Thursday, February 03, 2005

50 in 05: The Heart is a Lonely Hunter

#3: The Heart is a Lonely Hunter, by Carson McCullers. I have, apparently, joined Oprah's Book Club. Thanks a lot, Amy.

I started this one from my search of a coming-of-age stories about girls. There's an aspect of that to this story, but I probably wouldn't have thought of it that way on my own. The one thing I wanted more of from this book was Mick--she's entering high school and leaving the inside room for the outside room with a depressing inevitability the further along you read. Carson McCullers is on the cover of my copy, sitting in the woods and thinking about the fact that she wrote such a beautiful, melancholy, hopeful book (and isn't that the best kind of hope?) at twenty-three. She puts language together in a way that carries a depth I don't think you can catch on a single read-through--but at the same time, re-reading this book any time soon is daunting and a little depressing. This is one I want to revisit, but maybe a few years down the road. Maybe a lot of years down the road. She seems to paint pictures that make sense in a dreamy sort of way, and I'm glad she trusted herself enough to do that. On page 198: "The winter afternoons glowed with a hazy lemon light and the shadows were a delicate blue." And page 273: "Harry held his stuffed egg and mashed the yellow with his thumb. What did that make her remember? She heard herself breathe." And almost at the end, on page 350: "He would not leave the South. That was one clear thing. There was hope in him, and soon perhaps the outline of his journey would take form."

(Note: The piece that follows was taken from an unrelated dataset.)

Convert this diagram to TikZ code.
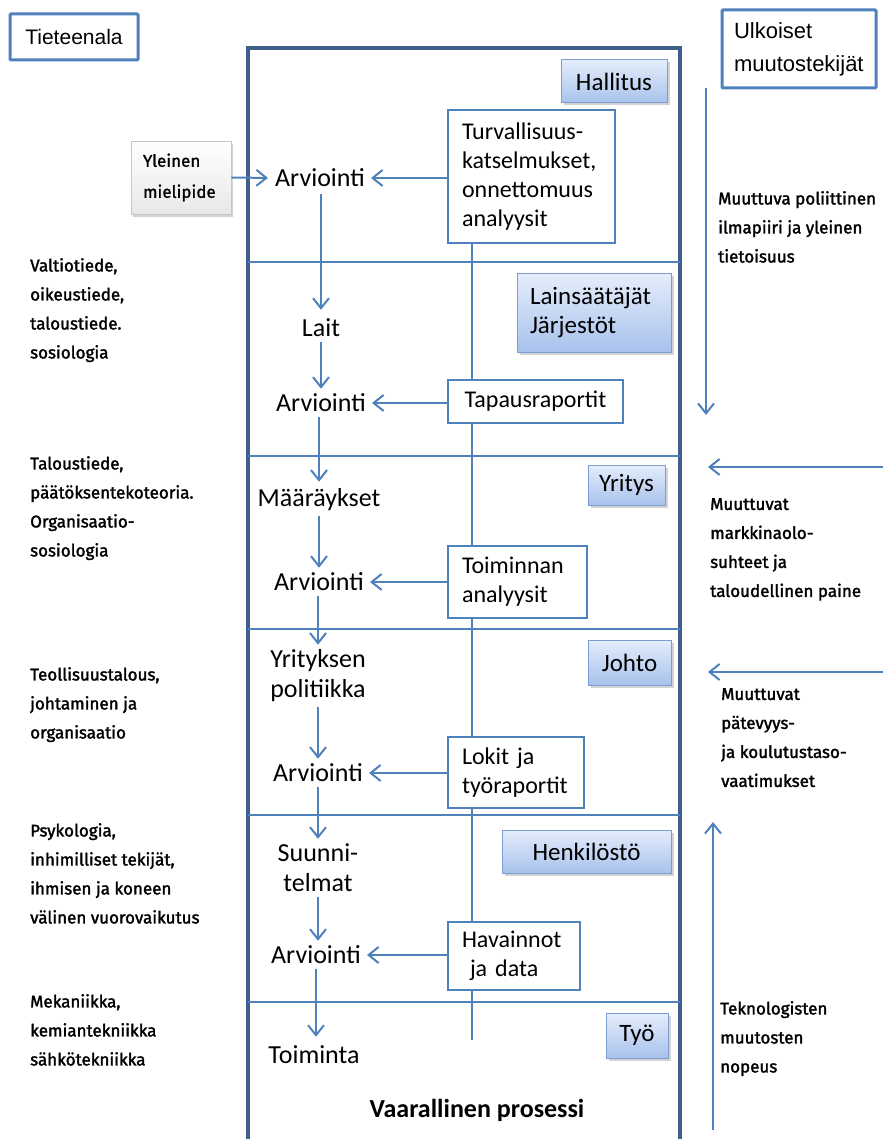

The POV shifts between five characters and I was often anxious for it to return to my favorites. But all the same, the whole story couldn't have been told without the insight into each character's mind . . . the sheer aloneness of each character and the search they didn't know the others were on wouldn't have been clear, and the sadness inherent to the story wouldn't ache quite so much as it does. It's a hard, heavy ache, but a good one all the same. Carson, as a storyteller, dips into and out of memory in a way that is impressive and assumes the reader will be able to catch it. I'm glad she trusted herself enough to do that, too. Especially on page 273 up above.

I talked with my friend Melissa about this a few days ago. She's re-reading it after seeing it for the first time in high school. She said her high school teacher thought Mick was hiding a sexual awareness, but I have to disagree. I think Mick's reaction to her first time with Harry carry the weight of a full awareness of sex that Mick would have had if she had experienced sex beforehand. All the same, Biff is a pretty creepy character at times--and at other times very lovely and endearing. And that's an impressive trick for a storyteller.

The book is a real Georgia kind of story . . . maybe it's a real Southern kind of story, and I just don't know it. But it's slow and rich and subtle and deep, so that you won't know how much it means to you until long after you've read it. I feel like this is one of the ones that will be sitting in my brain for a long, long time.